The investigation into my father’s case revealed that his psychosis had progressed since I had been his victim. Among other truly horrifying things, he apparently took photos of my two youngest sisters “together” – I didn’t ask them to go into any further details and I don’t really want to know. Maybe those photos were not explicit and appeared to be normal or cute. I have no idea. But I assume that he must have had some means of getting them developed; this was long before digital cameras existed. If only some photo clerk had wondered about those pictures, my sisters might have been spared years of abuse.

I have also been investigated by child protective services, which is infinitely scarier when you are an abuse victim because the “cycle of violence” is supposed to continue and you immediately feel as if you are wearing that scarlet letter. In my case, my son had gotten a black eye and a broken front tooth while playing on the jungle gym at the daycare center where he went after school. His kindergarten teacher reported it as possible child abuse. They interviewed my son, my husband, me and the daycare center, who explained what happened. It was very unnerving, but I was still happy that the teacher had been paying attention and had made the call.

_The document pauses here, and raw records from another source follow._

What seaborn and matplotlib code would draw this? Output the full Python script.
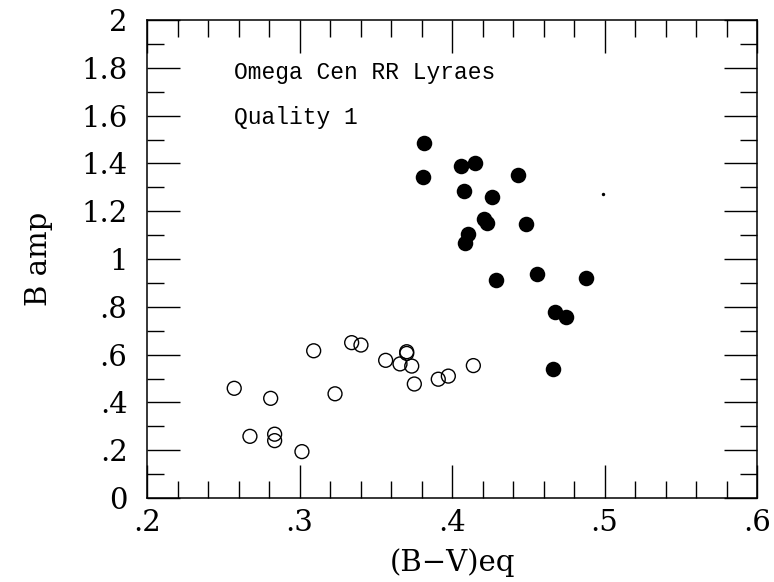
import numpy as np
import pandas as pd
import matplotlib
matplotlib.use("Agg")
import matplotlib.pyplot as plt
from matplotlib.ticker import MultipleLocator, FuncFormatter
import seaborn as sns

# RRab stars (filled circles)
ab_bv = [0.3816, 0.3812, 0.4059, 0.4151, 0.4431, 0.4080, 0.4262, 0.4212, 0.4228,
         0.4485, 0.4107, 0.4085, 0.4289, 0.4555, 0.4879, 0.4675, 0.4748, 0.4664]
ab_amp = [1.485, 1.342, 1.389, 1.403, 1.351, 1.285, 1.258, 1.167, 1.149,
          1.148, 1.103, 1.068, 0.912, 0.937, 0.922, 0.778, 0.756, 0.538]

# RRc stars (open circles)
c_bv = [0.2572, 0.2811, 0.3093, 0.3342, 0.3403, 0.3565, 0.3233, 0.3703, 0.3703,
        0.3659, 0.3736, 0.3753, 0.3910, 0.3976, 0.2675, 0.2837, 0.2837, 0.3016, 0.4140]
c_amp = [0.459, 0.417, 0.616, 0.650, 0.640, 0.576, 0.436, 0.605, 0.612,
         0.561, 0.552, 0.477, 0.497, 0.510, 0.258, 0.267, 0.240, 0.194, 0.554]

# single faint star
dot_bv = [0.499]
dot_amp = [1.272]

title_lines = ["Omega Cen RR Lyraes", "Quality 1"]

sns.set_theme(style="white")
plt.rcParams["font.family"] = ["DejaVu Serif"]

fig = plt.figure(figsize=(7.74, 5.82), dpi=100)
ax = fig.add_axes([147 / 774, 1 - 498 / 582, 610 / 774, 478 / 582])

ab = pd.DataFrame({"bv": ab_bv, "amp": ab_amp})
cc = pd.DataFrame({"bv": c_bv, "amp": c_amp})
dd = pd.DataFrame({"bv": dot_bv, "amp": dot_amp})

sns.scatterplot(data=ab, x="bv", y="amp", ax=ax, s=125, color="black",
                edgecolor="black", linewidth=0, zorder=3)
sns.scatterplot(data=cc, x="bv", y="amp", ax=ax, s=100, facecolor="none",
                edgecolor="black", linewidth=1.0, zorder=3)
sns.scatterplot(data=dd, x="bv", y="amp", ax=ax, s=6, color="black",
                linewidth=0, zorder=3)

ax.set_xlim(0.2, 0.6)
ax.set_ylim(0, 2)


def strip_zero(v, pos):
    s = f"{v:.1f}".rstrip("0").rstrip(".")
    if s.startswith("0."):
        s = s[1:]
    return s if s else "0"


ax.xaxis.set_major_locator(MultipleLocator(0.1))
ax.xaxis.set_minor_locator(MultipleLocator(0.02))
ax.yaxis.set_major_locator(MultipleLocator(0.2))
ax.yaxis.set_minor_locator(MultipleLocator(0.1))
ax.xaxis.set_major_formatter(FuncFormatter(strip_zero))
ax.yaxis.set_major_formatter(FuncFormatter(strip_zero))

ax.tick_params(which="both", direction="in", top=True, right=True,
               bottom=True, left=True, color="black", width=1.0,
               labelsize=21, labelcolor="black")
ax.tick_params(which="major", length=24)
ax.tick_params(which="minor", length=12)
ax.tick_params(axis="x", which="major", pad=8)
ax.tick_params(axis="y", which="major", pad=14)

for sp in ax.spines.values():
    sp.set_color("black")
    sp.set_linewidth(1.1)

ax.set_xlabel("(B\u2212V)eq", fontsize=21, color="black", labelpad=8)
ax.set_ylabel("B amp", fontsize=21, color="black", labelpad=20)

ax.text(0.257, 1.753, title_lines[0], family="Liberation Mono", fontsize=16.5,
        color="black", ha="left", va="baseline")
ax.text(0.257, 1.563, title_lines[1], family="Liberation Mono", fontsize=16.5,
        color="black", ha="left", va="baseline")

fig.savefig("out.png", dpi=100)
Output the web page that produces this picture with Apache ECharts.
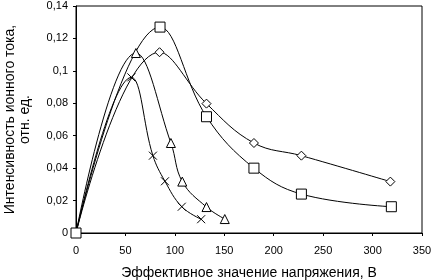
<!DOCTYPE html>
<html>
<head>
<meta charset="utf-8">
<script src="https://cdn.jsdelivr.net/npm/echarts@6/dist/echarts.min.js"></script>
<style>
  html, body { margin: 0; padding: 0; background: #fff; }
  #chart { width: 432px; height: 280px; }
</style>
</head>
<body>
<div id="chart"></div>
<script>
// значения
const squareX = [0, 85, 132, 180, 228, 319];
const squareY = [0, 0.127, 0.0717, 0.040, 0.024, 0.0162];
const diamondX = [0, 84.5, 132, 180, 228, 318];
const diamondY = [0, 0.1115, 0.0798, 0.0555, 0.0477, 0.0317];
const triangleX = [0, 60.6, 96, 107.5, 132, 150.5];
const triangleY = [0, 0.111, 0.0555, 0.0317, 0.016, 0.0086];
const crossX = [0, 56, 77.8, 90, 107, 126.6];
const crossY = [0, 0.096, 0.0477, 0.0319, 0.0162, 0.0085];

const yTicks = [0, 0.02, 0.04, 0.06, 0.08, 0.1, 0.12, 0.14];
const xTicks = [0, 50, 100, 150, 200, 250, 300, 350];

const font = 'Liberation Sans, Arial, sans-serif';
const crossPath = 'path://M0,0L10,10M10,0L0,10';

function pairs(xs, ys) {
  return xs.map((x, i) => [x, ys[i]]);
}

function mkSeries(xs, ys, symbol, size) {
  return {
    type: 'line',
    smooth: 0.4,
    data: pairs(xs, ys),
    symbol: symbol,
    symbolSize: size,
    showAllSymbol: true,
    lineStyle: { color: '#000', width: 1 },
    itemStyle: { color: '#fff', borderColor: '#000', borderWidth: 1 },
    z: 3
  };
}

const myChart = echarts.init(document.getElementById('chart'));
const option = {
  animation: false,
  grid: {
    left: 76, right: 10, top: 6, bottom: 47,
    containLabel: false, outerBoundsMode: 'none',
    show: true, borderColor: '#000', borderWidth: 1
  },
  xAxis: {
    type: 'value',
    min: xTicks[0],
    max: xTicks[xTicks.length - 1],
    interval: 50,
    name: 'Эффективное значение напряжения, В',
    nameLocation: 'middle',
    nameGap: 33,
    nameTextStyle: { fontFamily: font, fontSize: 14, color: '#000' },
    axisLine: { lineStyle: { color: '#000' } },
    axisTick: { show: true, length: 3, lineStyle: { color: '#000' } },
    axisLabel: { fontFamily: font, fontSize: 11, color: '#000', margin: 12 },
    splitLine: { show: false }
  },
  yAxis: {
    type: 'value',
    min: yTicks[0],
    max: yTicks[yTicks.length - 1],
    interval: 0.02,
    name: 'Интенсивность ионного тока,\nотн. ед.',
    nameLocation: 'middle',
    nameGap: 43,
    nameTextStyle: { fontFamily: font, fontSize: 14, color: '#000', lineHeight: 15 },
    axisLine: { lineStyle: { color: '#000' } },
    axisTick: { show: true, length: 3, lineStyle: { color: '#000' } },
    axisLabel: {
      fontFamily: font, fontSize: 11, color: '#000', margin: 8,
      formatter: v => String(+v.toFixed(2)).replace('.', ',')
    },
    splitLine: { show: false }
  },
  series: [
    mkSeries(crossX, crossY, crossPath, 8),
    mkSeries(triangleX, triangleY, 'triangle', 9),
    mkSeries(diamondX, diamondY, 'diamond', 9),
    mkSeries(squareX, squareY, 'rect', 10)
  ]
};
myChart.setOption(option, true);
</script>
</body>
</html>
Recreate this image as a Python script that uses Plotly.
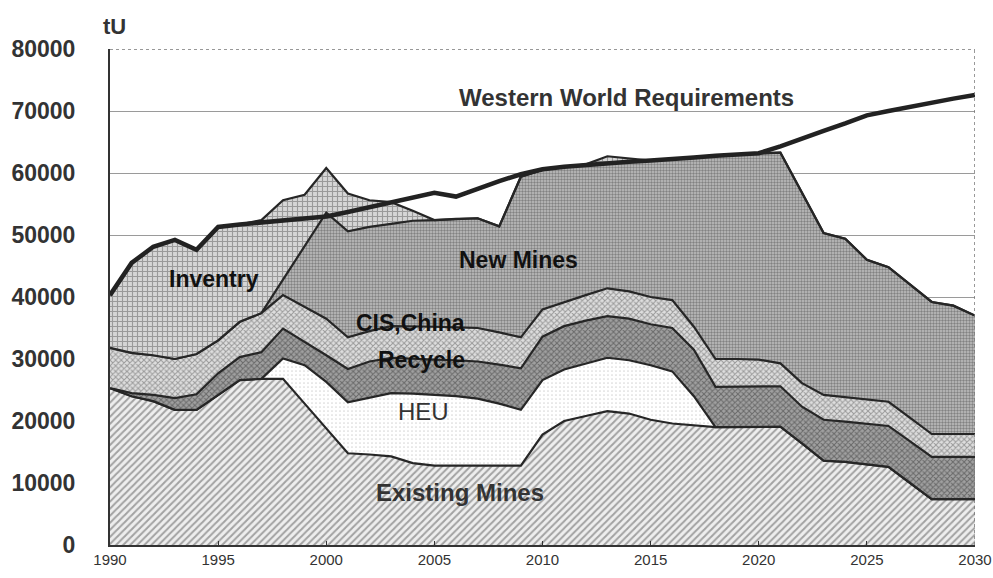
import plotly.graph_objects as go

years = [1990, 1991, 1992, 1993, 1994, 1995, 1996, 1997, 1998, 1999,
         2000, 2001, 2002, 2003, 2004, 2005, 2006, 2007, 2008, 2009,
         2010, 2011, 2012, 2013, 2014, 2015, 2016, 2017, 2018, 2019,
         2020, 2021, 2022, 2023, 2024, 2025, 2026, 2027, 2028, 2029, 2030]

# cumulative upper boundaries of each stacked band (tU)
existing_top = [25300, 24000, 23200, 21800, 21800, 24200, 26600, 26800, 26800, 22800,
                18800, 14800, 14600, 14300, 13200, 12800, 12800, 12800, 12800, 12800,
                17800, 20000, 20800, 21600, 21200, 20200, 19600, 19300, 19000, 19000,
                19100, 19100, 16400, 13600, 13400, 13000, 12600, 10000, 7400, 7400, 7400]
heu_top = [25300, 24000, 23200, 21800, 21800, 24200, 26600, 26800, 30100, 29000,
           26300, 23000, 23800, 24500, 24400, 24200, 24000, 23600, 22800, 21800,
           26600, 28300, 29300, 30200, 29800, 29000, 28000, 24000, 19000, 19000,
           19100, 19100, 16400, 13600, 13400, 13000, 12600, 10000, 7400, 7400, 7400]
recycle_top = [25300, 24500, 24200, 23700, 24300, 27700, 30300, 31100, 34900, 32800,
               30600, 28400, 29600, 30200, 30000, 29900, 29800, 29600, 29100, 28500,
               33600, 35300, 36200, 36900, 36500, 35600, 35000, 31500, 25500, 25500,
               25600, 25600, 22300, 20200, 19900, 19600, 19200, 16700, 14200, 14200, 14200]
cis_top = [31800, 31000, 30600, 30000, 30800, 33000, 36000, 37400, 40300, 38400,
           36500, 33500, 34500, 35300, 35300, 35200, 35100, 35000, 34300, 33500,
           38000, 39200, 40300, 41400, 40900, 40000, 39500, 35200, 30000, 30000,
           29900, 29300, 26100, 24200, 23800, 23500, 23100, 20500, 17900, 17900, 17900]
newmines_top = [31800, 31000, 30600, 30000, 30800, 33000, 36000, 37400, 42800, 48200,
                53600, 50600, 51300, 51800, 52300, 52400, 52600, 52700, 51400, 59400,
                60500, 61000, 61300, 61600, 61800, 62000, 62200, 62500, 62800, 63000,
                63200, 63300, 56800, 50300, 49400, 46000, 44800, 42000, 39200, 38600, 37000]
inventry_top = [40300, 45500, 48100, 49200, 47600, 51300, 51700, 52400, 55600, 56500,
                60800, 56700, 55600, 55300, 53900, 52400, 52600, 52700, 51400, 59400,
                60500, 61000, 61400, 62700, 62300, 62000, 62200, 62500, 62800, 63000,
                63200, 63300, 56800, 50300, 49400, 46000, 44800, 42000, 39200, 38600, 37000]
requirements = [40300, 45500, 48100, 49200, 47600, 51300, 51700, 52000, 52300, 52600,
                53000, 53700, 54500, 55300, 56000, 56800, 56200, 57500, 58700, 59800,
                60600, 61000, 61300, 61600, 61800, 62000, 62200, 62500, 62800, 63000,
                63200, 64300, 65600, 66800, 68000, 69300, 70000, 70700, 71400, 72000, 72600]

x_ticks = [1990, 1995, 2000, 2005, 2010, 2015, 2020, 2025, 2030]
y_ticks = [0, 10000, 20000, 30000, 40000, 50000, 60000, 70000, 80000]

FONT = "Liberation Sans, Arial, sans-serif"
EDGE = "#262626"

bands = [
    ("Existing Mines", existing_top, "tozeroy", dict(shape="/", fgcolor="#555555", bgcolor="#eeeeee", size=5, solidity=0.4)),
    ("HEU", heu_top, "tonexty", dict(shape=".", fgcolor="#b0b0b0", bgcolor="#ffffff", size=4, solidity=0.15)),
    ("Recycle", recycle_top, "tonexty", dict(shape="x", fgcolor="#333333", bgcolor="#a0a0a0", size=4, solidity=0.45)),
    ("CIS,China", cis_top, "tonexty", dict(shape="x", fgcolor="#555555", bgcolor="#dedede", size=4, solidity=0.45)),
    ("New Mines", newmines_top, "tonexty", dict(shape=".", fgcolor="#444444", bgcolor="#c0c0c0", size=3, solidity=0.5)),
    ("Inventry", inventry_top, "tonexty", dict(shape="+", fgcolor="#5e5e5e", bgcolor="#d6d6d6", size=5, solidity=0.4)),
]

fig = go.Figure()
for name, top, fill, pat in bands:
    fig.add_trace(go.Scatter(
        x=years, y=top, name=name, mode="lines", fill=fill,
        fillpattern=pat, fillcolor=pat["bgcolor"],
        line=dict(color=EDGE, width=2.2), hoverinfo="skip"))

fig.add_trace(go.Scatter(
    x=years, y=requirements, name="Western World Requirements", mode="lines",
    line=dict(color="#222222", width=4.5), hoverinfo="skip"))

labels = [
    ("Western World Requirements", 2013.9, 72100, 24, "bold", "#333333"),
    ("Inventry", 1994.8, 42900, 23, "bold", "#111111"),
    ("New Mines", 2008.9, 46000, 23, "bold", "#111111"),
    ("CIS,China", 2003.9, 35800, 23, "bold", "#111111"),
    ("Recycle", 2004.4, 29800, 23, "bold", "#111111"),
    ("HEU", 2004.5, 21600, 24, "normal", "#333333"),
    ("Existing Mines", 2006.2, 8500, 24, "bold", "#333333"),
]
for text, lx, ly, size, weight, color in labels:
    fig.add_annotation(x=lx, y=ly, text=text, showarrow=False,
                       font=dict(family=FONT, size=size, color=color, weight=weight))

fig.add_annotation(xref="paper", yref="paper", x=0.005, y=1.046, text="tU",
                   xanchor="center", yanchor="middle", showarrow=False,
                   font=dict(family=FONT, size=22, color="#333333", weight="bold"))

# dotted top and right frame
fig.add_shape(type="line", xref="x", yref="y", x0=1990, x1=2030, y0=80000, y1=80000,
              line=dict(color="#777777", width=1.5, dash="dot"))
fig.add_shape(type="line", xref="x", yref="y", x0=2030, x1=2030, y0=0, y1=80000,
              line=dict(color="#777777", width=1.5, dash="dot"))

fig.update_layout(
    width=993, height=578,
    margin=dict(l=110, r=18, t=49, b=33, autoexpand=False),
    paper_bgcolor="white", plot_bgcolor="white",
    showlegend=False,
    font=dict(family=FONT, color="#333333"),
)
fig.update_xaxes(
    range=[1990, 2030], tickvals=x_ticks, tickformat="d", automargin=False,
    showgrid=False, zeroline=False,
    showline=True, linecolor="#333333", linewidth=2,
    ticks="inside", ticklen=4, tickcolor="#333333",
    tickfont=dict(family=FONT, size=15, color="#333333"),
)
fig.update_yaxes(
    range=[0, 80000], tickvals=y_ticks, tickformat="d", automargin=False,
    showgrid=True, gridcolor="#9a9a9a", gridwidth=1, zeroline=False,
    showline=True, linecolor="#333333", linewidth=2,
    ticks="", ticklabelstandoff=28,
    tickfont=dict(family=FONT, size=23, color="#333333", weight="bold"),
)

fig.write_html(
    "out.html",
    config={"displayModeBar": False},
    post_script="document.body.style.margin='0';document.body.style.overflow='hidden';",
)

So here’s the thing. The vast majority of abused kids don’t tell anyone about it. The vast majority of pedophiles look like your next-door neighbor. Please don’t get me wrong. I am not suggesting that your next-door neighbor IS a pedophile or that they are lurking around every corner, or that we should fall prey to this latest bugaboo. And I don’t think Jenkins is guilty of anything beyond an inability to see beyond his own family’s ordeal. It would have been nice if discretion and common sense had intervened a little earlier in his situation. But ultimately any light that can be shone on the darkness of child abuse, whether it’s by a highly-paid professional or a minimum-wage photo clerk, might just save a child's life.